"Klaus returns from a two and a half year hiatus from himself with just 11 minutes of music - that's an average of less than a second of music per day, which is frankly ridiculous" begins the summary for TNM004.
While it's true that dispatches from Nick Sigsworth's Tanum are few and far between, I don't think I'd have it any other way. Listening to the assorted 12"s released on the imprint, its clear this is music which can't be rushed. Sigsworth's creative process seems to be about continuous reduction, stripping his tracks to their bare essentials and seeing how little he can get away with.
'Cry Tuff' opens TNM004 with sullen dulcet tones and intermittent thrusts of low-end working together in downcast harmony. At a different tempo you could be forgiven for placing this kind of music in the lineage of labels like Chain Reaction; Sigsworth's textures and dubby and rich, clouded with gentle breezes of static and obscured field recordings. 'Bela' for example crackles like fireside kindling, distant vocals echoing in and out of focus.

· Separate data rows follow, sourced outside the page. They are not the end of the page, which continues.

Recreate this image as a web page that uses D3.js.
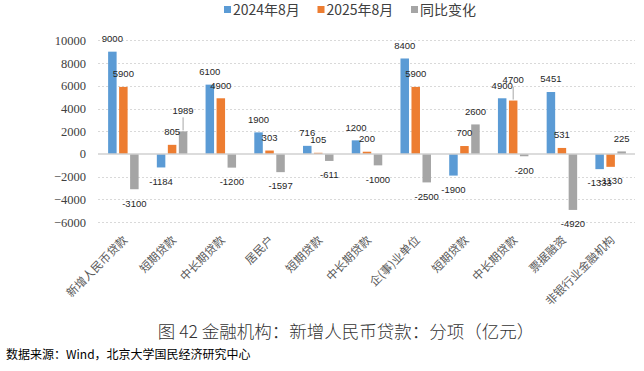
<!DOCTYPE html>
<html>
<meta charset="utf-8">
<style>
  body { margin: 0; background: #fff; }
  svg { display: block; }
</style>
<body>
<script src="https://cdn.jsdelivr.net/npm/d3@7"></script>
<script>

// chart data
var categories = ["新增人民币贷款", "短期贷款", "中长期贷款", "居民户", "短期贷款", "中长期贷款",
                  "企(事)业单位", "短期贷款", "中长期贷款", "票据融资", "非银行业金融机构"];
var aug2024 = [9000, -1184, 6100, 1900, 716, 1200, 8400, -1900, 4900, 5451, -1333];
var aug2025 = [5900, 805, 4900, 303, 105, 200, 5900, 700, 4700, 531, -1130];
var yoyChange = [-3100, 1989, -1200, -1597, -611, -1000, -2500, 2600, -200, -4920, 225];
var seriesNames = ["2024年8月", "2025年8月", "同比变化"];
var yTicks = [-6000, -4000, -2000, 0, 2000, 4000, 6000, 8000, 10000];

var colors = ["#5b9bd5", "#ed7d31", "#a5a5a5"];

// labels that excel pushed up with a leader line: [category, series]
var leaderLabels = [[1, 2], [8, 1]];

var width = 644, height = 371;

var svg = d3.select("body")
  .append("svg")
  .attr("width", width)
  .attr("height", height);

var x = d3.scaleBand()
  .domain(d3.range(categories.length))
  .range([99, 635]);

var y = d3.scaleLinear()
  .domain([-6000, 10000])
  .range([222.2, 40.3]);

var allSeries = [aug2024, aug2025, yoyChange];
var barW = 8.5, step = 11;

// gridlines
svg.append("g")
  .selectAll("line")
  .data(yTicks.filter(function(d) { return d !== 0; }))
  .enter().append("line")
  .attr("x1", 98).attr("x2", 635)
  .attr("y1", function(d) { return Math.round(y(d)) + 0.5; })
  .attr("y2", function(d) { return Math.round(y(d)) + 0.5; })
  .style("stroke", "#d9d9d9")
  .style("stroke-dasharray", "2,2");

// y axis labels
var yAxis = d3.axisLeft(y).tickValues(yTicks).tickFormat(d3.format("d")).tickSize(0).tickPadding(0);
var ga = svg.append("g")
  .attr("transform", "translate(86,0)")
  .call(yAxis);
ga.attr("font-family", null).attr("font-size", null);
ga.select(".domain").remove();
ga.selectAll("text")
  .style("font-family", "'Liberation Serif', 'Times New Roman', serif")
  .style("font-size", "12.5px")
  .style("fill", "#404040");

// bars
allSeries.forEach(function(vals, s) {
  svg.append("g")
    .selectAll("rect")
    .data(vals)
    .enter().append("rect")
    .attr("x", function(d, i) { return x(i) + x.bandwidth() / 2 + (s - 1) * step - barW / 2; })
    .attr("y", function(d) { return Math.min(y(d), y(0)); })
    .attr("width", barW)
    .attr("height", function(d) { return Math.abs(y(d) - y(0)); })
    .style("fill", colors[s]);
});

// zero line
svg.append("line")
  .attr("x1", 98).attr("x2", 635)
  .attr("y1", y(0)).attr("y2", y(0))
  .style("stroke", "#d0d0d0")
  .style("stroke-width", 1.5);

// value labels
function isLeader(i, s) {
  return leaderLabels.some(function(p) { return p[0] === i && p[1] === s; });
}

allSeries.forEach(function(vals, s) {
  var g = svg.append("g");
  vals.forEach(function(d, i) {
    var cx = x(i) + x.bandwidth() / 2 + (s - 1) * step;
    var lift = isLeader(i, s) ? 8 : 0;
    var ty = d >= 0 ? y(d) - 13 - lift : y(d) + 14;
    if (lift) {
      g.append("line")
        .attr("x1", cx).attr("x2", cx)
        .attr("y1", ty + 7).attr("y2", y(d) - 1)
        .style("stroke", "#a6a6a6")
        .style("stroke-width", 1);
    }
    g.append("text")
      .attr("x", cx)
      .attr("y", ty)
      .attr("text-anchor", "middle")
      .attr("dy", "0.35em")
      .style("font-family", "'Liberation Sans', Arial, sans-serif")
      .style("font-size", "9.5px")
      .style("fill", "#262626")
      .text(d);
  });
});

// category labels, rotated
svg.append("g")
  .selectAll("text")
  .data(categories)
  .enter().append("text")
  .attr("transform", function(d, i) {
    return "translate(" + (x(i) + x.bandwidth() / 2 + 2) + ",238) rotate(-45)";
  })
  .attr("text-anchor", "end")
  .attr("dy", "0.35em")
  .style("font-family", "'Noto Sans CJK SC', sans-serif")
  .style("font-size", "11.5px")
  .style("fill", "#595959")
  .text(function(d) { return d; });

// legend
var legend = svg.append("g")
  .selectAll("g")
  .data(seriesNames)
  .enter().append("g")
  .attr("transform", function(d, i) { return "translate(" + (224 + i * 93.5) + ",0)"; });
legend.append("rect")
  .attr("x", 0).attr("y", 6)
  .attr("width", 7).attr("height", 7)
  .style("fill", function(d, i) { return colors[i]; });
legend.append("text")
  .attr("x", 9)
  .attr("y", 10)
  .attr("dy", "0.35em")
  .style("font-family", "'Noto Sans CJK SC', sans-serif")
  .style("font-size", "14px")
  .style("fill", "#404040")
  .text(function(d) { return d; });

// title and source
svg.append("text")
  .attr("x", 346)
  .attr("y", 332)
  .attr("dy", "0.35em")
  .attr("text-anchor", "middle")
  .style("font-family", "'Noto Sans CJK SC', sans-serif")
  .style("font-size", "17.5px")
  .style("font-weight", 300)
  .style("fill", "#333")
  .text("图 42  金融机构：新增人民币贷款：分项（亿元）");

svg.append("text")
  .attr("x", 6)
  .attr("y", 355)
  .attr("dy", "0.35em")
  .style("font-family", "'Noto Sans CJK SC', sans-serif")
  .style("font-size", "12px")
  .style("fill", "#000")
  .text("数据来源：Wind，北京大学国民经济研究中心");

</script>
</body>
</html>
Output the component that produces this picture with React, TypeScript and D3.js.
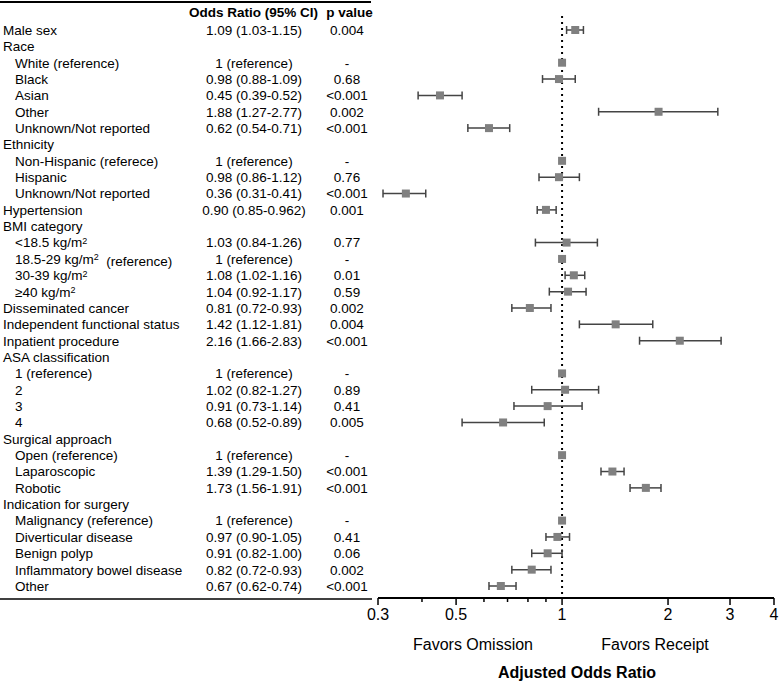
import React from "react";
import * as d3 from "d3";

type Row = { label: string; indent: boolean; or: number | null; lo: number | null; hi: number | null; orText: string; p: string; sup?: string; after?: string };

const labels = ["Male sex","Race","White (reference)","Black","Asian","Other","Unknown/Not reported","Ethnicity","Non-Hispanic (referece)","Hispanic","Unknown/Not reported","Hypertension","BMI category","<18.5 kg/m","18.5-29 kg/m","30-39 kg/m","≥40 kg/m","Disseminated cancer","Independent functional status","Inpatient procedure","ASA classification","1 (reference)","2","3","4","Surgical approach","Open (reference)","Laparoscopic","Robotic","Indication for surgery","Malignancy (reference)","Diverticular disease","Benign polyp","Inflammatory bowel disease","Other"];
const indents = [0,0,1,1,1,1,1,0,1,1,1,0,0,1,1,1,1,0,0,0,0,1,1,1,1,0,1,1,1,0,1,1,1,1,1];
const superscripts = ["","","","","","","","","","","","","","2","2","2","2","","","","","","","","","","","","","","","","","",""];
const suffixes = ["","","","","","","","","","","","","","","  (reference)","","","","","","","","","","","","","","","","","","","",""];
const orValues: (number | null)[] = [1.09,null,1,0.98,0.45,1.88,0.62,null,1,0.98,0.36,0.90,null,1.03,1,1.08,1.04,0.81,1.42,2.16,null,1,1.02,0.91,0.68,null,1,1.39,1.73,null,1,0.97,0.91,0.82,0.67];
const ciLow: (number | null)[] = [1.03,null,null,0.88,0.39,1.27,0.54,null,null,0.86,0.31,0.85,null,0.84,null,1.02,0.92,0.72,1.12,1.66,null,null,0.82,0.73,0.52,null,null,1.29,1.56,null,null,0.90,0.82,0.72,0.62];
const ciHigh: (number | null)[] = [1.15,null,null,1.09,0.52,2.77,0.71,null,null,1.12,0.41,0.962,null,1.26,null,1.16,1.17,0.93,1.81,2.83,null,null,1.27,1.14,0.89,null,null,1.50,1.91,null,null,1.05,1.00,0.93,0.74];
const orTexts = ["1.09 (1.03-1.15)","","1 (reference)","0.98 (0.88-1.09)","0.45 (0.39-0.52)","1.88 (1.27-2.77)","0.62 (0.54-0.71)","","1 (reference)","0.98 (0.86-1.12)","0.36 (0.31-0.41)","0.90 (0.85-0.962)","","1.03 (0.84-1.26)","1 (reference)","1.08 (1.02-1.16)","1.04 (0.92-1.17)","0.81 (0.72-0.93)","1.42 (1.12-1.81)","2.16 (1.66-2.83)","","1 (reference)","1.02 (0.82-1.27)","0.91 (0.73-1.14)","0.68 (0.52-0.89)","","1 (reference)","1.39 (1.29-1.50)","1.73 (1.56-1.91)","","1 (reference)","0.97 (0.90-1.05)","0.91 (0.82-1.00)","0.82 (0.72-0.93)","0.67 (0.62-0.74)"];
const pValues = ["0.004","","-","0.68","<0.001","0.002","<0.001","","-","0.76","<0.001","0.001","","0.77","-","0.01","0.59","0.002","0.004","<0.001","","-","0.89","0.41","0.005","","-","<0.001","<0.001","","-","0.41","0.06","0.002","<0.001"];
const majorTicks = [0.3, 0.5, 1, 2, 3, 4];
const minorTicks = [0.4, 0.6, 0.7, 0.8, 0.9];

const rows: Row[] = labels.map((l, i) => ({
  label: l, indent: indents[i] === 1, or: orValues[i], lo: ciLow[i], hi: ciHigh[i],
  orText: orTexts[i], p: pValues[i], sup: superscripts[i], after: suffixes[i],
}));

const W = 780, H = 682;
const font = "'Liberation Sans', Arial, Helvetica, sans-serif";
const fs = 13.5;

export default function App() {
  const x = d3.scaleLog().domain([0.3, 4]).range([378, 774]);
  const y = d3.scaleLinear().domain([0, rows.length - 1]).range([30, 586]);
  const axisY = 598;
  const markColor = "#808080";
  const barColor = "#444";
  return (
    <svg width={W} height={H} style={{ position: "absolute", left: 0, top: 0 }} fontFamily={font}>
      <rect width={W} height={H} fill="#fff" />
      <line x1={0} x2={371} y1={2} y2={2} stroke="#000" strokeWidth={2} />
      <line x1={0} x2={372} y1={599} y2={599} stroke="#000" strokeWidth={1.5} />
      <text x={253.5} y={17} textAnchor="middle" fontSize={fs} fontWeight="bold">Odds Ratio (95% CI)</text>
      <text x={349.5} y={17} textAnchor="middle" fontSize={fs} fontWeight="bold">p value</text>
      {rows.map((r, i) => (
        <g key={i}>
          <text x={r.indent ? 15 : 3} y={y(i)} dy="0.36em" fontSize={fs}>
            {r.label}
            {r.sup ? <tspan dy="-0.4em" fontSize={9}>{r.sup}</tspan> : null}
            {r.sup && r.after ? <tspan dy="0.4em" style={{ whiteSpace: "pre" }}>{r.after}</tspan> : null}
          </text>
          <text x={254} y={y(i)} dy="0.36em" textAnchor="middle" fontSize={fs}>{r.orText}</text>
          <text x={347} y={y(i)} dy="0.36em" textAnchor="middle" fontSize={fs}>{r.p}</text>
        </g>
      ))}
      <line x1={x(1)} x2={x(1)} y1={16} y2={axisY} stroke="#000" strokeWidth={2} strokeDasharray="2,4" />
      {rows.map((r, i) => r.or == null ? null : (
        <g key={"m" + i}>
          {r.lo != null && r.hi != null ? (
            <g stroke={barColor} strokeWidth={1.5}>
              <line x1={x(r.lo)} x2={x(r.hi)} y1={y(i)} y2={y(i)} />
              <line x1={x(r.lo)} x2={x(r.lo)} y1={y(i) - 4} y2={y(i) + 4} />
              <line x1={x(r.hi)} x2={x(r.hi)} y1={y(i) - 4} y2={y(i) + 4} />
            </g>
          ) : null}
          <rect x={x(r.or) - 4} y={y(i) - 4} width={8} height={8} fill={markColor} />
        </g>
      ))}
      <line x1={x(0.3)} x2={x(4)} y1={axisY} y2={axisY} stroke="#000" strokeWidth={2} />
      {majorTicks.map(t => (
        <g key={"t" + t}>
          <line x1={x(t)} x2={x(t)} y1={axisY} y2={axisY + 7} stroke="#000" strokeWidth={1.5} />
          <text x={x(t)} y={axisY + 22} textAnchor="middle" fontSize={16}>{String(t)}</text>
        </g>
      ))}
      {minorTicks.map(t => (
        <line key={"n" + t} x1={x(t)} x2={x(t)} y1={axisY} y2={axisY + 4} stroke="#000" strokeWidth={1.5} />
      ))}
      <text x={473} y={650} textAnchor="middle" fontSize={16}>Favors Omission</text>
      <text x={655} y={650} textAnchor="middle" fontSize={16}>Favors Receipt</text>
      <text x={577} y={678} textAnchor="middle" fontSize={16} fontWeight="bold">Adjusted Odds Ratio</text>
    </svg>
  );
}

The effect is like driving at night; catching fragments of different scenes passing you by.
This is undeniably bass-heavy music, yet it seems as if with each release Sigsworth travels further and further from his debut, which stood on the fringes of the dubstep scene, the skeletal 'Tusk' EP. The low-end on 'Gus' is case in point, scaled down so much it acts as a kind of physical sub-pressure, rather than discernible notes. Washes of ambience are similarly opaque, as echoing string textures dart like meteors across the night sky.